— EXERCISE TASK —
Each line of the listing must be transcribed exactly, except for the images, which should be excluded.
----------
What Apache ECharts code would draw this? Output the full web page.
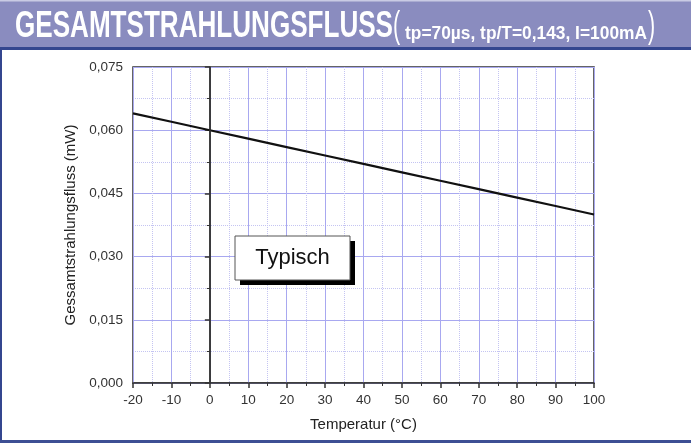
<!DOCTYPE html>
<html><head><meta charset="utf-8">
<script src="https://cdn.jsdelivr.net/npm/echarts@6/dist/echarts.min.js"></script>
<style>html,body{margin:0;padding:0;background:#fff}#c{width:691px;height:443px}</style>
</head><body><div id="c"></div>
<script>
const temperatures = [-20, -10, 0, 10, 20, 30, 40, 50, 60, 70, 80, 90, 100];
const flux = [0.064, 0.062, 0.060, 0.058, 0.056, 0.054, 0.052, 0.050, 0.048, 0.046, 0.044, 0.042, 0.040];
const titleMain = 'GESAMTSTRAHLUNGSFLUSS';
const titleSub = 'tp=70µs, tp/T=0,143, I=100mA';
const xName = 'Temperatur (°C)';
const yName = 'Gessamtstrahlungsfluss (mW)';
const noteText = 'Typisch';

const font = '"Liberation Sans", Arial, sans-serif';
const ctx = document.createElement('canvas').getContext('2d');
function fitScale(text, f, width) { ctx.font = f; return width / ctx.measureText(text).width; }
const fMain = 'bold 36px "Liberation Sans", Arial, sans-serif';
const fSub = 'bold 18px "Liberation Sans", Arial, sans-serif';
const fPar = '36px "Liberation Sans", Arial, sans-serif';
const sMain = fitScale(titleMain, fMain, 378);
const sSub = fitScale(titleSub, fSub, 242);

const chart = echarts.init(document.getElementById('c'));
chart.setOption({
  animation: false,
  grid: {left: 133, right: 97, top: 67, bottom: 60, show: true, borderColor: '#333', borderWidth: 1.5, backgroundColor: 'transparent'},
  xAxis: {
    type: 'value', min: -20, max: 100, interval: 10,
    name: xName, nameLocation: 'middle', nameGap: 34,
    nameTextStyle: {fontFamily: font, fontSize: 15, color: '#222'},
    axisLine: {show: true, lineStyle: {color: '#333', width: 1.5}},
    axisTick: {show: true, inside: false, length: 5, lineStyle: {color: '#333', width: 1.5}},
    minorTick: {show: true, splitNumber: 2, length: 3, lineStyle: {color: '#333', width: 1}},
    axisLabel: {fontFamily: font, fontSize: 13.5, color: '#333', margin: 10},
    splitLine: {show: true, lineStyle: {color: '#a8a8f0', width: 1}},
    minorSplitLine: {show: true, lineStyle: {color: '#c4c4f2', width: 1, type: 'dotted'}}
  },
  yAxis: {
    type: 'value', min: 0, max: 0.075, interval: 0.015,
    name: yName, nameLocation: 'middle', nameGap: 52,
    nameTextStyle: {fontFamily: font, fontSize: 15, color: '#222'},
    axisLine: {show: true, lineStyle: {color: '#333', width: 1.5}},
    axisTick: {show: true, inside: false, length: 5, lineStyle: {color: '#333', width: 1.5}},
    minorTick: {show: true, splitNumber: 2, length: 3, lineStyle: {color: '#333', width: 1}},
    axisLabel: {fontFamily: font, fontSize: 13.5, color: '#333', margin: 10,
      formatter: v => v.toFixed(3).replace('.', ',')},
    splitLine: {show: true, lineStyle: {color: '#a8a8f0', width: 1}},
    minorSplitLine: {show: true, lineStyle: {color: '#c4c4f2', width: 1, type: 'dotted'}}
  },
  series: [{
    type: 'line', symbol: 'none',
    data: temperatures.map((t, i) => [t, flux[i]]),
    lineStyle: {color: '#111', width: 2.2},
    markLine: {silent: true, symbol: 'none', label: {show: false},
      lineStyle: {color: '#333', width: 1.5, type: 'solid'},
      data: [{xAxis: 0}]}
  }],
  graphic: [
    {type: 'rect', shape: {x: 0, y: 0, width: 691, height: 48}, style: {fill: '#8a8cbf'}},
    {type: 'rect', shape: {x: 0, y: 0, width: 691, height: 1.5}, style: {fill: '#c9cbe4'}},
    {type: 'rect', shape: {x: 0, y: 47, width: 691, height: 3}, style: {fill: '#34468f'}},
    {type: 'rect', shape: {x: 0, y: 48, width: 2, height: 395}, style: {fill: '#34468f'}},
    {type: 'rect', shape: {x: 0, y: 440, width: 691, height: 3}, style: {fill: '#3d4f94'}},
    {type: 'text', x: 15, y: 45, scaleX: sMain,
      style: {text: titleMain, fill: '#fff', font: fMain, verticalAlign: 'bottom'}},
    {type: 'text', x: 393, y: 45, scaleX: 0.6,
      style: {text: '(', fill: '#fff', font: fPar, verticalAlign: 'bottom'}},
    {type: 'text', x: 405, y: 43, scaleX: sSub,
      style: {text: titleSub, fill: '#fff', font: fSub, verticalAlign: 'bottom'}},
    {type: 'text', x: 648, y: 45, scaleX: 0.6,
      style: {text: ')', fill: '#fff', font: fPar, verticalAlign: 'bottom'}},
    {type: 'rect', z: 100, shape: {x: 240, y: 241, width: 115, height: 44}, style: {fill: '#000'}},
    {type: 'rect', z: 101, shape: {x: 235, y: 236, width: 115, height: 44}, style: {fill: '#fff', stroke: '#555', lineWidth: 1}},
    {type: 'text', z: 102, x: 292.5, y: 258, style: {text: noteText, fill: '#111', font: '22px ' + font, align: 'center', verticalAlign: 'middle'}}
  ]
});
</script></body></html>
----------
— FINAL ANSWER —
What Apache ECharts code would draw this? Output the full web page.
<!DOCTYPE html>
<html><head><meta charset="utf-8">
<script src="https://cdn.jsdelivr.net/npm/echarts@6/dist/echarts.min.js"></script>
<style>html,body{margin:0;padding:0;background:#fff}#c{width:691px;height:443px}</style>
</head><body><div id="c"></div>
<script>
const temperatures = [-20, -10, 0, 10, 20, 30, 40, 50, 60, 70, 80, 90, 100];
const flux = [0.064, 0.062, 0.060, 0.058, 0.056, 0.054, 0.052, 0.050, 0.048, 0.046, 0.044, 0.042, 0.040];
const titleMain = 'GESAMTSTRAHLUNGSFLUSS';
const titleSub = 'tp=70µs, tp/T=0,143, I=100mA';
const xName = 'Temperatur (°C)';
const yName = 'Gessamtstrahlungsfluss (mW)';
const noteText = 'Typisch';

const font = '"Liberation Sans", Arial, sans-serif';
const ctx = document.createElement('canvas').getContext('2d');
function fitScale(text, f, width) { ctx.font = f; return width / ctx.measureText(text).width; }
const fMain = 'bold 36px "Liberation Sans", Arial, sans-serif';
const fSub = 'bold 18px "Liberation Sans", Arial, sans-serif';
const fPar = '36px "Liberation Sans", Arial, sans-serif';
const sMain = fitScale(titleMain, fMain, 378);
const sSub = fitScale(titleSub, fSub, 242);

const chart = echarts.init(document.getElementById('c'));
chart.setOption({
  animation: false,
  grid: {left: 133, right: 97, top: 67, bottom: 60, show: true, borderColor: '#333', borderWidth: 1.5, backgroundColor: 'transparent'},
  xAxis: {
    type: 'value', min: -20, max: 100, interval: 10,
    name: xName, nameLocation: 'middle', nameGap: 34,
    nameTextStyle: {fontFamily: font, fontSize: 15, color: '#222'},
    axisLine: {show: true, lineStyle: {color: '#333', width: 1.5}},
    axisTick: {show: true, inside: false, length: 5, lineStyle: {color: '#333', width: 1.5}},
    minorTick: {show: true, splitNumber: 2, length: 3, lineStyle: {color: '#333', width: 1}},
    axisLabel: {fontFamily: font, fontSize: 13.5, color: '#333', margin: 10},
    splitLine: {show: true, lineStyle: {color: '#a8a8f0', width: 1}},
    minorSplitLine: {show: true, lineStyle: {color: '#c4c4f2', width: 1, type: 'dotted'}}
  },
  yAxis: {
    type: 'value', min: 0, max: 0.075, interval: 0.015,
    name: yName, nameLocation: 'middle', nameGap: 52,
    nameTextStyle: {fontFamily: font, fontSize: 15, color: '#222'},
    axisLine: {show: true, lineStyle: {color: '#333', width: 1.5}},
    axisTick: {show: true, inside: false, length: 5, lineStyle: {color: '#333', width: 1.5}},
    minorTick: {show: true, splitNumber: 2, length: 3, lineStyle: {color: '#333', width: 1}},
    axisLabel: {fontFamily: font, fontSize: 13.5, color: '#333', margin: 10,
      formatter: v => v.toFixed(3).replace('.', ',')},
    splitLine: {show: true, lineStyle: {color: '#a8a8f0', width: 1}},
    minorSplitLine: {show: true, lineStyle: {color: '#c4c4f2', width: 1, type: 'dotted'}}
  },
  series: [{
    type: 'line', symbol: 'none',
    data: temperatures.map((t, i) => [t, flux[i]]),
    lineStyle: {color: '#111', width: 2.2},
    markLine: {silent: true, symbol: 'none', label: {show: false},
      lineStyle: {color: '#333', width: 1.5, type: 'solid'},
      data: [{xAxis: 0}]}
  }],
  graphic: [
    {type: 'rect', shape: {x: 0, y: 0, width: 691, height: 48}, style: {fill: '#8a8cbf'}},
    {type: 'rect', shape: {x: 0, y: 0, width: 691, height: 1.5}, style: {fill: '#c9cbe4'}},
    {type: 'rect', shape: {x: 0, y: 47, width: 691, height: 3}, style: {fill: '#34468f'}},
    {type: 'rect', shape: {x: 0, y: 48, width: 2, height: 395}, style: {fill: '#34468f'}},
    {type: 'rect', shape: {x: 0, y: 440, width: 691, height: 3}, style: {fill: '#3d4f94'}},
    {type: 'text', x: 15, y: 45, scaleX: sMain,
      style: {text: titleMain, fill: '#fff', font: fMain, verticalAlign: 'bottom'}},
    {type: 'text', x: 393, y: 45, scaleX: 0.6,
      style: {text: '(', fill: '#fff', font: fPar, verticalAlign: 'bottom'}},
    {type: 'text', x: 405, y: 43, scaleX: sSub,
      style: {text: titleSub, fill: '#fff', font: fSub, verticalAlign: 'bottom'}},
    {type: 'text', x: 648, y: 45, scaleX: 0.6,
      style: {text: ')', fill: '#fff', font: fPar, verticalAlign: 'bottom'}},
    {type: 'rect', z: 100, shape: {x: 240, y: 241, width: 115, height: 44}, style: {fill: '#000'}},
    {type: 'rect', z: 101, shape: {x: 235, y: 236, width: 115, height: 44}, style: {fill: '#fff', stroke: '#555', lineWidth: 1}},
    {type: 'text', z: 102, x: 292.5, y: 258, style: {text: noteText, fill: '#111', font: '22px ' + font, align: 'center', verticalAlign: 'middle'}}
  ]
});
</script></body></html>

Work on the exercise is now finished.